Ah, 2008. The year when the fat got lean and the lean got leaner. The year when the big fat lie led to the big fat crash. The year when the faked memoir devolved from the merely mercenary and narcissistic to the unbearably sad and pitiable. The year, more cheerfully, when Obama won and the Yankees lost.

Oh, well. We’ll always have our heroes to look up to.

Oops. Turns out, Diamond Jim Brady was a fraud.
Or maybe just a garden-variety (make that stockyard-variety) glutton. Or maybe it wasn’t him so much as his image-mongers, who seem to have larded the truth like it was a prize-winning pie crust at the county fair.

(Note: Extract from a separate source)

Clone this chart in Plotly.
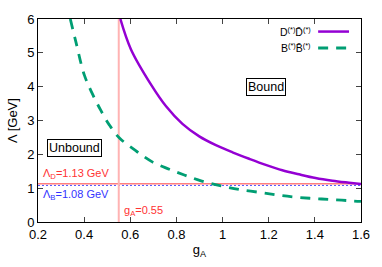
import plotly.graph_objects as go

# Data
gA_D = [0.557, 0.603, 0.690, 0.755, 0.826, 0.899, 0.971, 1.043, 1.115, 1.187, 1.259, 1.331, 1.403, 1.476, 1.548, 1.60]
lam_D = [6.0, 5.1, 4.06, 3.42, 2.90, 2.53, 2.27, 2.06, 1.87, 1.69, 1.53, 1.41, 1.30, 1.22, 1.16, 1.12]

gA_B = [0.340, 0.365, 0.401, 0.437, 0.473, 0.509, 0.552, 0.625, 0.697, 0.769, 0.834, 0.91, 1.0, 1.072, 1.166, 1.245, 1.325, 1.404, 1.483, 1.57, 1.6]
lam_B = [6.0, 5.3, 4.34, 3.77, 3.29, 2.87, 2.49, 2.1, 1.77, 1.56, 1.39, 1.21, 1.06, 0.96, 0.87, 0.79, 0.73, 0.69, 0.66, 0.62, 0.61]

lambda_D = 1.13
lambda_B = 1.08
gA_crit = 0.55

x_ticks = [0.2, 0.4, 0.6, 0.8, 1.0, 1.2, 1.4, 1.6]
x_ticklabels = ["0.2", "0.4", "0.6", "0.8", "1", "1.2", "1.4", "1.6"]
y_ticks = [0, 1, 2, 3, 4, 5, 6]

PURPLE = "#9400d3"
GREEN = "#009e73"
RED = "#ff3333"
BLUE = "#3333ff"
FONT = "Liberation Sans, Arial, sans-serif"

fig = go.Figure()

# reference lines
fig.add_trace(go.Scatter(x=[0.2, 1.6], y=[lambda_D, lambda_D], mode="lines",
                         line=dict(color="#ff7f7f", width=1.3), showlegend=False, hoverinfo="skip"))
fig.add_trace(go.Scatter(x=[0.2, 1.6], y=[lambda_B, lambda_B], mode="lines",
                         line=dict(color="#5555ff", width=1, dash="2px,2px"), showlegend=False, hoverinfo="skip"))
fig.add_trace(go.Scatter(x=[gA_crit, gA_crit], y=[0, 6], mode="lines",
                         line=dict(color="#ffb3b3", width=2), showlegend=False, hoverinfo="skip"))

fig.add_trace(go.Scatter(x=gA_D, y=lam_D, mode="lines",
                         line=dict(color=PURPLE, width=2.5, shape="spline", smoothing=1.0),
                         showlegend=False))
fig.add_trace(go.Scatter(x=gA_B, y=lam_B, mode="lines",
                         line=dict(color=GREEN, width=2.8, dash="10px,8px", shape="spline", smoothing=1.0),
                         showlegend=False))

# manual gnuplot-like legend
legend_items = [("D<sup>(*)</sup>D̄<sup>(*)</sup>", PURPLE, "solid", 25),
                ("B<sup>(*)</sup>B̄<sup>(*)</sup>", GREEN, "10px,8px", 42)]
W, H = 382, 267
L, R, T, B = 38, 20, 12, 45
pw, ph = W - L - R, H - T - B

def px_x(p):
    return (p - L) / pw

def px_y(p):
    return 1 - (p - T) / ph

for text, col, dash, ypix in legend_items:
    fig.add_annotation(x=px_x(314), y=px_y(ypix), xref="paper", yref="paper", text=text,
                       showarrow=False, xanchor="right", yanchor="middle",
                       font=dict(size=10.5, color="black", family=FONT))
    fig.add_shape(type="line", xref="paper", yref="paper", x0=px_x(319), x1=px_x(350),
                  y0=px_y(ypix), y1=px_y(ypix),
                  line=dict(color=col, width=2.5 if dash == "solid" else 2.8, dash=dash))

# boxed labels
fig.add_annotation(x=1.187, y=4.0, text="Bound", showarrow=False, bordercolor="black", borderwidth=1,
                   borderpad=1, bgcolor="white", font=dict(size=12.5, color="black", family=FONT))
fig.add_annotation(x=0.36, y=2.2, text="Unbound", showarrow=False, bordercolor="black", borderwidth=1,
                   borderpad=1, bgcolor="white", font=dict(size=12.5, color="black", family=FONT))

# colored labels
fig.add_annotation(x=0.212, y=1.42, text="Λ<sub>D</sub>=1.13 GeV", showarrow=False, xanchor="left",
                   font=dict(size=11, color=RED, family=FONT))
fig.add_annotation(x=0.212, y=0.8, text="Λ<sub>B</sub>=1.08 GeV", showarrow=False, xanchor="left",
                   font=dict(size=11, color=BLUE, family=FONT))
fig.add_annotation(x=0.562, y=0.33, text="g<sub>A</sub>=0.55", showarrow=False, xanchor="left",
                   font=dict(size=11, color=RED, family=FONT))

fig.update_layout(
    width=W, height=H,
    margin=dict(l=L, r=R, t=T, b=B),
    paper_bgcolor="white", plot_bgcolor="white",
    font=dict(family=FONT, size=13, color="black"),
    showlegend=False,
)
fig.update_xaxes(range=[0.2, 1.6], tickvals=x_ticks, ticktext=x_ticklabels, ticks="inside", ticklen=5,
                 showline=True, linecolor="black", linewidth=1, mirror="ticks", showgrid=False, zeroline=False,
                 title=dict(text="g<sub>A</sub>", standoff=4, font=dict(size=13)), tickfont=dict(size=13))
fig.update_yaxes(range=[0, 6], tickvals=y_ticks, ticks="inside", ticklen=5,
                 showline=True, linecolor="black", linewidth=1, mirror="ticks", showgrid=False, zeroline=False,
                 title=dict(text="Λ [GeV]", standoff=6, font=dict(size=13)), tickfont=dict(size=13))

fig.write_html("out.html", config={"displayModeBar": False},
               post_script="document.body.style.margin='0';document.body.style.overflow='hidden';")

David Kamp, in a mortally funny piece of debunkery in this morning’s New York Times, has pricked Diamond Jim’s balloon, reducing his reputation like so much Slim-Fast: Turns out Brady was the bloated beginning of a reputational Ponzi scheme that leaves us tail-enders holding a severely depleted bag.

Granted, Brady’s an odd sort of hero in the first place — not a role model so much as a bigger-than-life phenomenon, a sort of Zeus (or maybe Dionysus) of the foodie set. Anything you could eat, he could eat bigger. And did, so the stories go, four or five times a day, in all-out cram-athons, often in the company of his gustatory inamorata Lillian Russell, the even more fabled songbird of the Gilded Age, whose appetites seemingly rivaled Catherine the Great’s.